> _Exercise description_:
Quote the whole listing word for word. Do not include the pictures.
— Begin Dataset entries —
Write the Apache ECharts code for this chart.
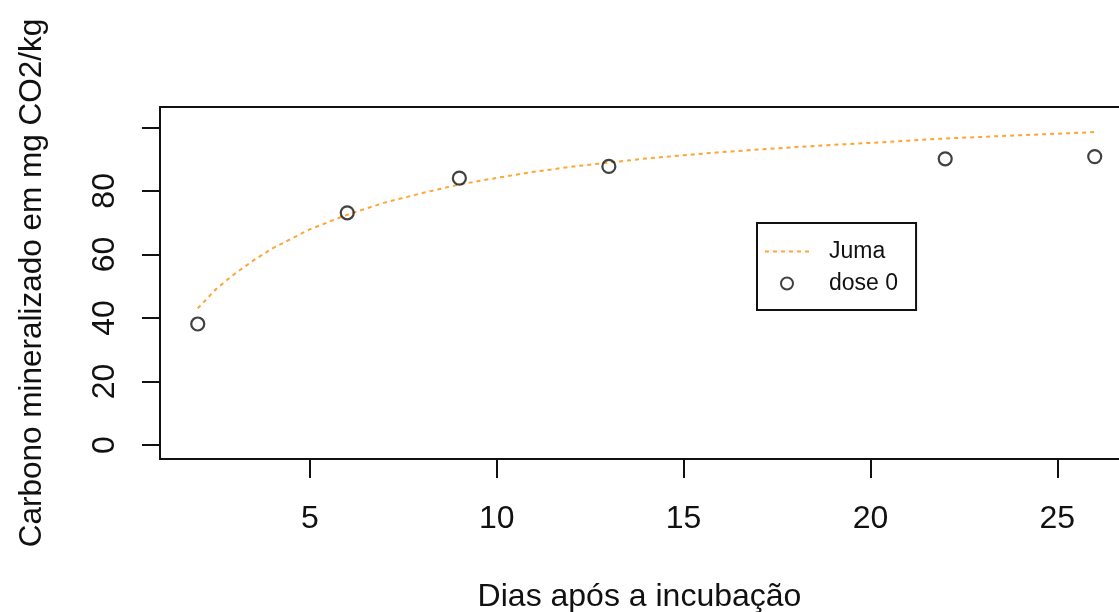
<!DOCTYPE html>
<html>
<head>
<meta charset="utf-8">
<script src="https://cdn.jsdelivr.net/npm/echarts@6/dist/echarts.min.js"></script>
<style>
  html, body { margin: 0; padding: 0; background: #fff; }
  #chart { width: 1119px; height: 612px; }
</style>
</head>
<body>
<div id="chart"></div>
<script>
// Observed mineralized carbon (dose 0)
const dias = [2, 6, 9, 13, 22, 26];
const dose0 = [38.1, 73.1, 84.0, 87.7, 90.1, 90.8];

// Fitted Juma curve
const jumaDias = [2, 2.5, 3, 3.5, 4, 5, 6, 7, 8, 9, 10, 11, 12, 13, 14, 15, 16, 17, 18, 19, 20, 21, 22, 23, 24, 25, 26];
const jumaValores = [43.0, 49.2, 54.0, 58.2, 61.9, 67.9, 72.5, 76.3, 79.3, 82.0, 84.1, 86.0, 87.6, 88.9, 90.2, 91.2, 92.2, 93.0, 93.8, 94.5, 95.1, 95.8, 96.5, 97.0, 97.5, 98.0, 98.5];

// Axis ticks and labels
const xTicks = [5, 10, 15, 20, 25];
const yTicks = [0, 20, 40, 60, 80, 100];
const yLabels = [0, 20, 40, 60, 80];

const FONT = '"Liberation Sans", Arial, sans-serif';
const INK = '#111111';
const X_MIN = 0.99, X_MAX = 26.65;

const chart = echarts.init(document.getElementById('chart'), null, { renderer: 'canvas' });

chart.setOption({
  animation: false,
  backgroundColor: '#ffffff',
  textStyle: { fontFamily: FONT, color: INK },
  grid: { left: 160, top: 107, right: 0, bottom: 153, outerBoundsMode: 'none', containLabel: false },
  xAxis: [
    {
      type: 'value',
      position: 'bottom',
      min: X_MIN, max: X_MAX,
      name: 'Dias após a incubação',
      nameLocation: 'middle',
      nameGap: 122,
      nameTextStyle: { fontSize: 32, color: INK, fontFamily: FONT },
      axisLine: { show: true, onZero: false, lineStyle: { color: INK, width: 2 } },
      axisTick: { show: true, customValues: xTicks, length: 19, lineStyle: { color: INK, width: 2 } },
      axisLabel: { customValues: xTicks, fontSize: 32, color: INK, margin: 44, fontFamily: FONT },
      splitLine: { show: false }
    },
    {
      // upper edge of the plot frame
      type: 'value',
      position: 'top',
      min: X_MIN, max: X_MAX,
      axisLine: { show: true, onZero: false, lineStyle: { color: INK, width: 2 } },
      axisTick: { show: false },
      axisLabel: { show: false },
      splitLine: { show: false }
    }
  ],
  yAxis: {
    type: 'value',
    min: -4.4, max: 106.4,
    name: 'Carbono mineralizado em mg CO2/kg',
    nameLocation: 'middle',
    nameRotate: 90,
    nameGap: 112,
    nameTextStyle: { fontSize: 31.5, color: INK, fontFamily: FONT },
    axisLine: { show: true, onZero: false, lineStyle: { color: INK, width: 2 } },
    axisTick: { show: true, customValues: yTicks, length: 18, lineStyle: { color: INK, width: 2 } },
    axisLabel: { customValues: yLabels, rotate: 90, fontSize: 32, color: INK, margin: 39, fontFamily: FONT },
    splitLine: { show: false }
  },
  legend: {
    orient: 'vertical',
    left: 757, top: 223,
    padding: [17, 18, 15, 7],
    itemWidth: 44, itemHeight: 12, itemGap: 9,
    borderColor: INK, borderWidth: 2,
    backgroundColor: '#fff',
    textStyle: { fontSize: 23, color: INK, fontFamily: FONT, padding: [0, 0, 0, 15] },
    data: [
      { name: 'Juma', itemStyle: { color: 'rgba(0,0,0,0)', borderWidth: 0, opacity: 0 } },
      'dose 0'
    ]
  },
  series: [
    {
      name: 'Juma',
      type: 'line',
      data: jumaDias.map((d, i) => [d, jumaValores[i]]),
      symbol: 'none',
      smooth: false,
      lineStyle: { color: '#FFA533', width: 2, type: [4, 4] },
      itemStyle: { color: '#FFA533' },
      z: 2
    },
    {
      name: 'dose 0',
      type: 'scatter',
      data: dias.map((d, i) => [d, dose0[i]]),
      symbol: 'circle',
      symbolSize: 13,
      itemStyle: { color: 'rgba(0,0,0,0)', borderColor: INK, borderWidth: 2.2 },
      z: 3
    }
  ]
});
</script>
</body>
</html>
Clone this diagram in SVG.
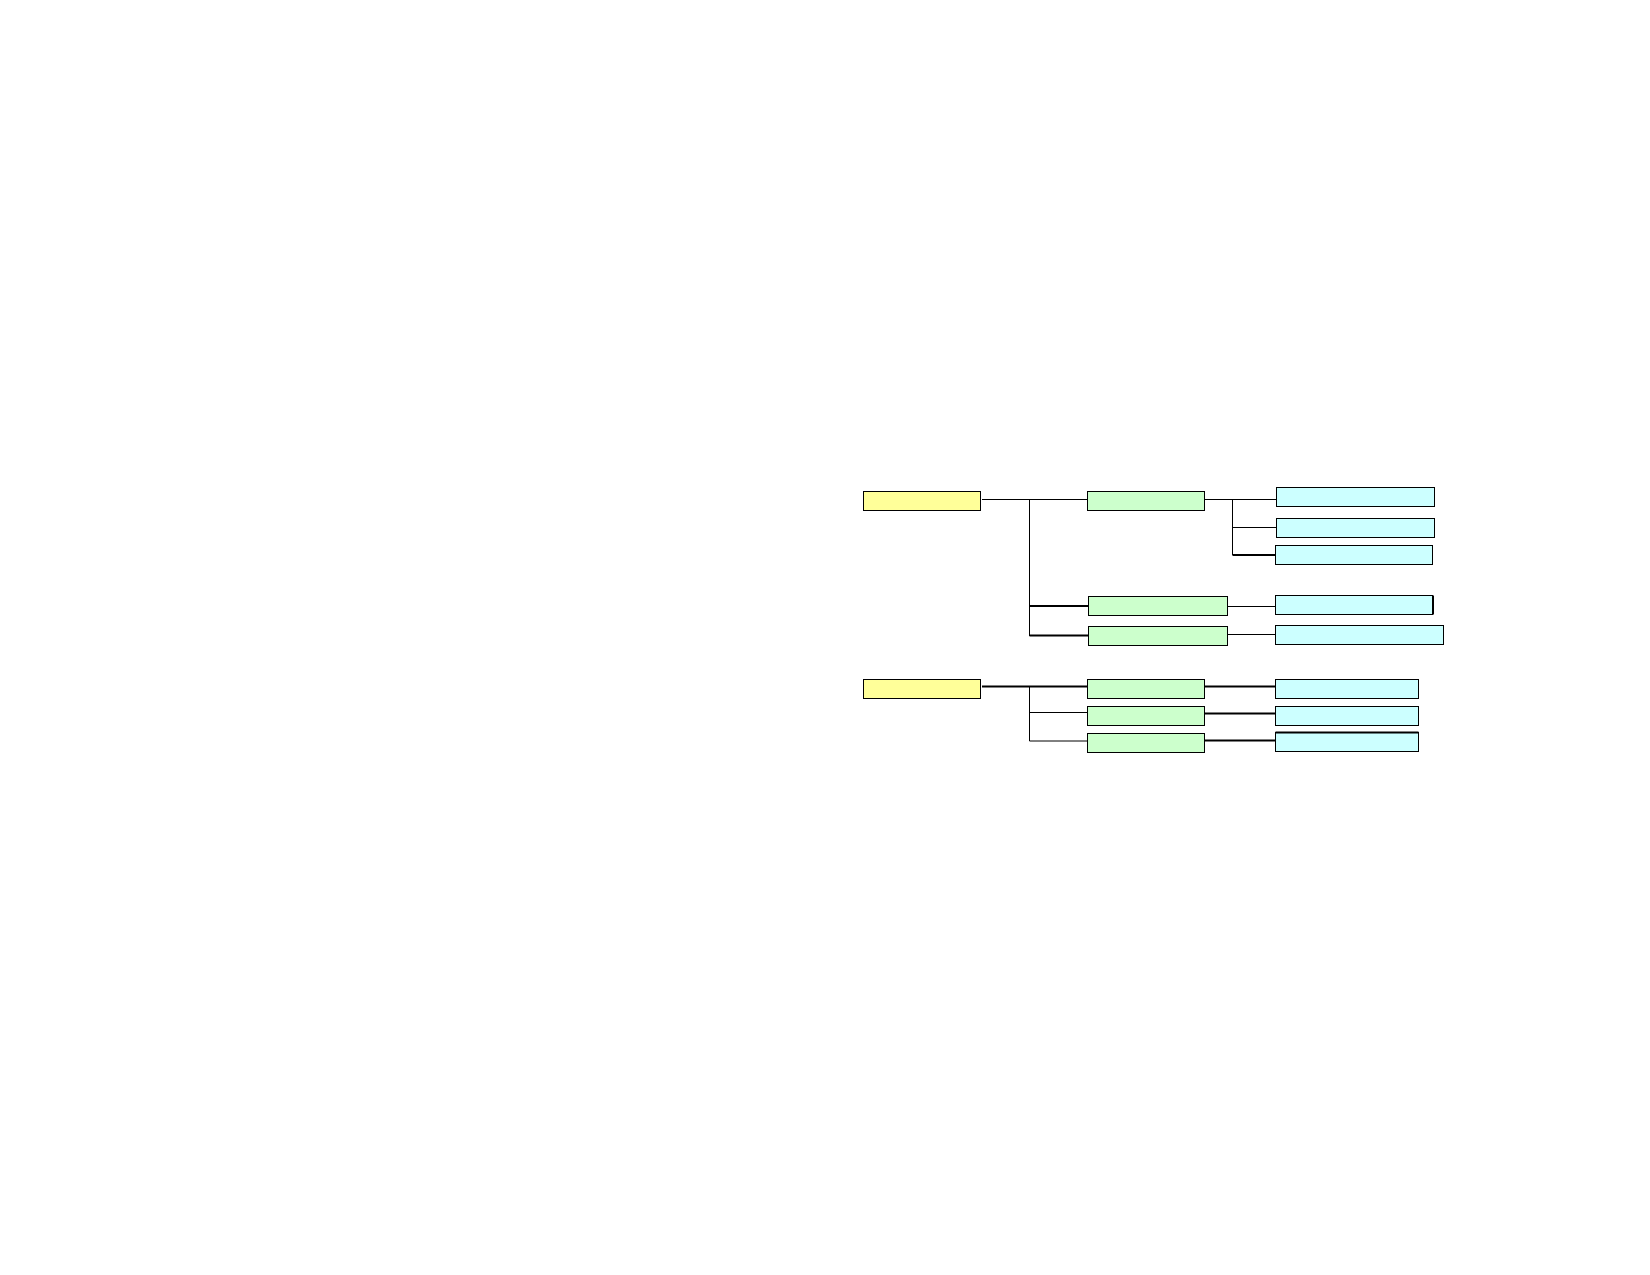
<svg xmlns="http://www.w3.org/2000/svg" width="1650" height="1275" viewBox="0 0 1650 1275">
<style>
.y{fill:#FFFF99;stroke:#000;stroke-width:1}
.g{fill:#CCFFCC;stroke:#000;stroke-width:1}
.c{fill:#CCFFFF;stroke:#000;stroke-width:1}
.l{stroke:#000;stroke-width:1;fill:none}
.t{stroke:#000;stroke-width:2;fill:none}
</style>
<rect width="1650" height="1275" fill="#fff"/>
<g id="connectors">
<path class="l" d="M982 499.5H1087.5M1029.5 499.5V636"/>
<path class="t" d="M1029.5 606H1088.5M1029.5 635.5H1088.5"/>
<path class="l" d="M1204.5 499.5H1276.5M1232.5 499.5V555M1232.5 527.5H1276.5"/>
<path class="t" d="M1232.5 555H1275.5"/>
<path class="l" d="M1227.5 606.5H1275.5M1227.5 634.5H1275.5"/>
<path class="t" d="M982 686.5H1087.5M1204.5 686.5H1275.5M1204.5 713.5H1275.5M1204.5 740.5H1275.5"/>
<path class="l" d="M1029.5 686.5V741M1029.5 712.5H1087.5M1029.5 741H1087.5"/>
</g>
<g id="root1"><rect class="y" x="863.5" y="491.5" width="117" height="19"/></g>
<g id="b1"><rect class="g" x="1087.5" y="491.5" width="117" height="19"/></g>
<g id="b2"><rect class="g" x="1088.5" y="596.5" width="139" height="19"/></g>
<g id="b3"><rect class="g" x="1088.5" y="626.5" width="139" height="19"/></g>
<g id="l1"><rect class="c" x="1276.5" y="487.5" width="158" height="19"/></g>
<g id="l2"><rect class="c" x="1276.5" y="518.5" width="158" height="19"/></g>
<g id="l3"><rect class="c" x="1275.5" y="545.5" width="157" height="19"/></g>
<g id="l4"><rect class="c" x="1275.5" y="595.5" width="157" height="19"/><path class="t" d="M1433 595.5V614.5"/></g>
<g id="l5"><rect class="c" x="1275.5" y="625.5" width="168" height="19"/></g>
<g id="root2"><rect class="y" x="863.5" y="679.5" width="117" height="19"/></g>
<g id="b4"><rect class="g" x="1087.5" y="679.5" width="117" height="19"/></g>
<g id="b5"><rect class="g" x="1087.5" y="706.5" width="117" height="19"/></g>
<g id="b6"><rect class="g" x="1087.5" y="733.5" width="117" height="19"/></g>
<g id="l6"><rect class="c" x="1275.5" y="679.5" width="143" height="19"/></g>
<g id="l7"><rect class="c" x="1275.5" y="706.5" width="143" height="19"/></g>
<g id="l8"><rect class="c" x="1275.5" y="732.5" width="143" height="19"/><path class="t" d="M1275.5 732.5H1418.5"/></g>
</svg>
— End Dataset entries —
> _Task answer_:
Write the Apache ECharts code for this chart.
<!DOCTYPE html>
<html>
<head>
<meta charset="utf-8">
<script src="https://cdn.jsdelivr.net/npm/echarts@6/dist/echarts.min.js"></script>
<style>
  html, body { margin: 0; padding: 0; background: #fff; }
  #chart { width: 1119px; height: 612px; }
</style>
</head>
<body>
<div id="chart"></div>
<script>
// Observed mineralized carbon (dose 0)
const dias = [2, 6, 9, 13, 22, 26];
const dose0 = [38.1, 73.1, 84.0, 87.7, 90.1, 90.8];

// Fitted Juma curve
const jumaDias = [2, 2.5, 3, 3.5, 4, 5, 6, 7, 8, 9, 10, 11, 12, 13, 14, 15, 16, 17, 18, 19, 20, 21, 22, 23, 24, 25, 26];
const jumaValores = [43.0, 49.2, 54.0, 58.2, 61.9, 67.9, 72.5, 76.3, 79.3, 82.0, 84.1, 86.0, 87.6, 88.9, 90.2, 91.2, 92.2, 93.0, 93.8, 94.5, 95.1, 95.8, 96.5, 97.0, 97.5, 98.0, 98.5];

// Axis ticks and labels
const xTicks = [5, 10, 15, 20, 25];
const yTicks = [0, 20, 40, 60, 80, 100];
const yLabels = [0, 20, 40, 60, 80];

const FONT = '"Liberation Sans", Arial, sans-serif';
const INK = '#111111';
const X_MIN = 0.99, X_MAX = 26.65;

const chart = echarts.init(document.getElementById('chart'), null, { renderer: 'canvas' });

chart.setOption({
  animation: false,
  backgroundColor: '#ffffff',
  textStyle: { fontFamily: FONT, color: INK },
  grid: { left: 160, top: 107, right: 0, bottom: 153, outerBoundsMode: 'none', containLabel: false },
  xAxis: [
    {
      type: 'value',
      position: 'bottom',
      min: X_MIN, max: X_MAX,
      name: 'Dias após a incubação',
      nameLocation: 'middle',
      nameGap: 122,
      nameTextStyle: { fontSize: 32, color: INK, fontFamily: FONT },
      axisLine: { show: true, onZero: false, lineStyle: { color: INK, width: 2 } },
      axisTick: { show: true, customValues: xTicks, length: 19, lineStyle: { color: INK, width: 2 } },
      axisLabel: { customValues: xTicks, fontSize: 32, color: INK, margin: 44, fontFamily: FONT },
      splitLine: { show: false }
    },
    {
      // upper edge of the plot frame
      type: 'value',
      position: 'top',
      min: X_MIN, max: X_MAX,
      axisLine: { show: true, onZero: false, lineStyle: { color: INK, width: 2 } },
      axisTick: { show: false },
      axisLabel: { show: false },
      splitLine: { show: false }
    }
  ],
  yAxis: {
    type: 'value',
    min: -4.4, max: 106.4,
    name: 'Carbono mineralizado em mg CO2/kg',
    nameLocation: 'middle',
    nameRotate: 90,
    nameGap: 112,
    nameTextStyle: { fontSize: 31.5, color: INK, fontFamily: FONT },
    axisLine: { show: true, onZero: false, lineStyle: { color: INK, width: 2 } },
    axisTick: { show: true, customValues: yTicks, length: 18, lineStyle: { color: INK, width: 2 } },
    axisLabel: { customValues: yLabels, rotate: 90, fontSize: 32, color: INK, margin: 39, fontFamily: FONT },
    splitLine: { show: false }
  },
  legend: {
    orient: 'vertical',
    left: 757, top: 223,
    padding: [17, 18, 15, 7],
    itemWidth: 44, itemHeight: 12, itemGap: 9,
    borderColor: INK, borderWidth: 2,
    backgroundColor: '#fff',
    textStyle: { fontSize: 23, color: INK, fontFamily: FONT, padding: [0, 0, 0, 15] },
    data: [
      { name: 'Juma', itemStyle: { color: 'rgba(0,0,0,0)', borderWidth: 0, opacity: 0 } },
      'dose 0'
    ]
  },
  series: [
    {
      name: 'Juma',
      type: 'line',
      data: jumaDias.map((d, i) => [d, jumaValores[i]]),
      symbol: 'none',
      smooth: false,
      lineStyle: { color: '#FFA533', width: 2, type: [4, 4] },
      itemStyle: { color: '#FFA533' },
      z: 2
    },
    {
      name: 'dose 0',
      type: 'scatter',
      data: dias.map((d, i) => [d, dose0[i]]),
      symbol: 'circle',
      symbolSize: 13,
      itemStyle: { color: 'rgba(0,0,0,0)', borderColor: INK, borderWidth: 2.2 },
      z: 3
    }
  ]
});
</script>
</body>
</html>
Clone this diagram in SVG.
<svg xmlns="http://www.w3.org/2000/svg" width="1650" height="1275" viewBox="0 0 1650 1275">
<style>
.y{fill:#FFFF99;stroke:#000;stroke-width:1}
.g{fill:#CCFFCC;stroke:#000;stroke-width:1}
.c{fill:#CCFFFF;stroke:#000;stroke-width:1}
.l{stroke:#000;stroke-width:1;fill:none}
.t{stroke:#000;stroke-width:2;fill:none}
</style>
<rect width="1650" height="1275" fill="#fff"/>
<g id="connectors">
<path class="l" d="M982 499.5H1087.5M1029.5 499.5V636"/>
<path class="t" d="M1029.5 606H1088.5M1029.5 635.5H1088.5"/>
<path class="l" d="M1204.5 499.5H1276.5M1232.5 499.5V555M1232.5 527.5H1276.5"/>
<path class="t" d="M1232.5 555H1275.5"/>
<path class="l" d="M1227.5 606.5H1275.5M1227.5 634.5H1275.5"/>
<path class="t" d="M982 686.5H1087.5M1204.5 686.5H1275.5M1204.5 713.5H1275.5M1204.5 740.5H1275.5"/>
<path class="l" d="M1029.5 686.5V741M1029.5 712.5H1087.5M1029.5 741H1087.5"/>
</g>
<g id="root1"><rect class="y" x="863.5" y="491.5" width="117" height="19"/></g>
<g id="b1"><rect class="g" x="1087.5" y="491.5" width="117" height="19"/></g>
<g id="b2"><rect class="g" x="1088.5" y="596.5" width="139" height="19"/></g>
<g id="b3"><rect class="g" x="1088.5" y="626.5" width="139" height="19"/></g>
<g id="l1"><rect class="c" x="1276.5" y="487.5" width="158" height="19"/></g>
<g id="l2"><rect class="c" x="1276.5" y="518.5" width="158" height="19"/></g>
<g id="l3"><rect class="c" x="1275.5" y="545.5" width="157" height="19"/></g>
<g id="l4"><rect class="c" x="1275.5" y="595.5" width="157" height="19"/><path class="t" d="M1433 595.5V614.5"/></g>
<g id="l5"><rect class="c" x="1275.5" y="625.5" width="168" height="19"/></g>
<g id="root2"><rect class="y" x="863.5" y="679.5" width="117" height="19"/></g>
<g id="b4"><rect class="g" x="1087.5" y="679.5" width="117" height="19"/></g>
<g id="b5"><rect class="g" x="1087.5" y="706.5" width="117" height="19"/></g>
<g id="b6"><rect class="g" x="1087.5" y="733.5" width="117" height="19"/></g>
<g id="l6"><rect class="c" x="1275.5" y="679.5" width="143" height="19"/></g>
<g id="l7"><rect class="c" x="1275.5" y="706.5" width="143" height="19"/></g>
<g id="l8"><rect class="c" x="1275.5" y="732.5" width="143" height="19"/><path class="t" d="M1275.5 732.5H1418.5"/></g>
</svg>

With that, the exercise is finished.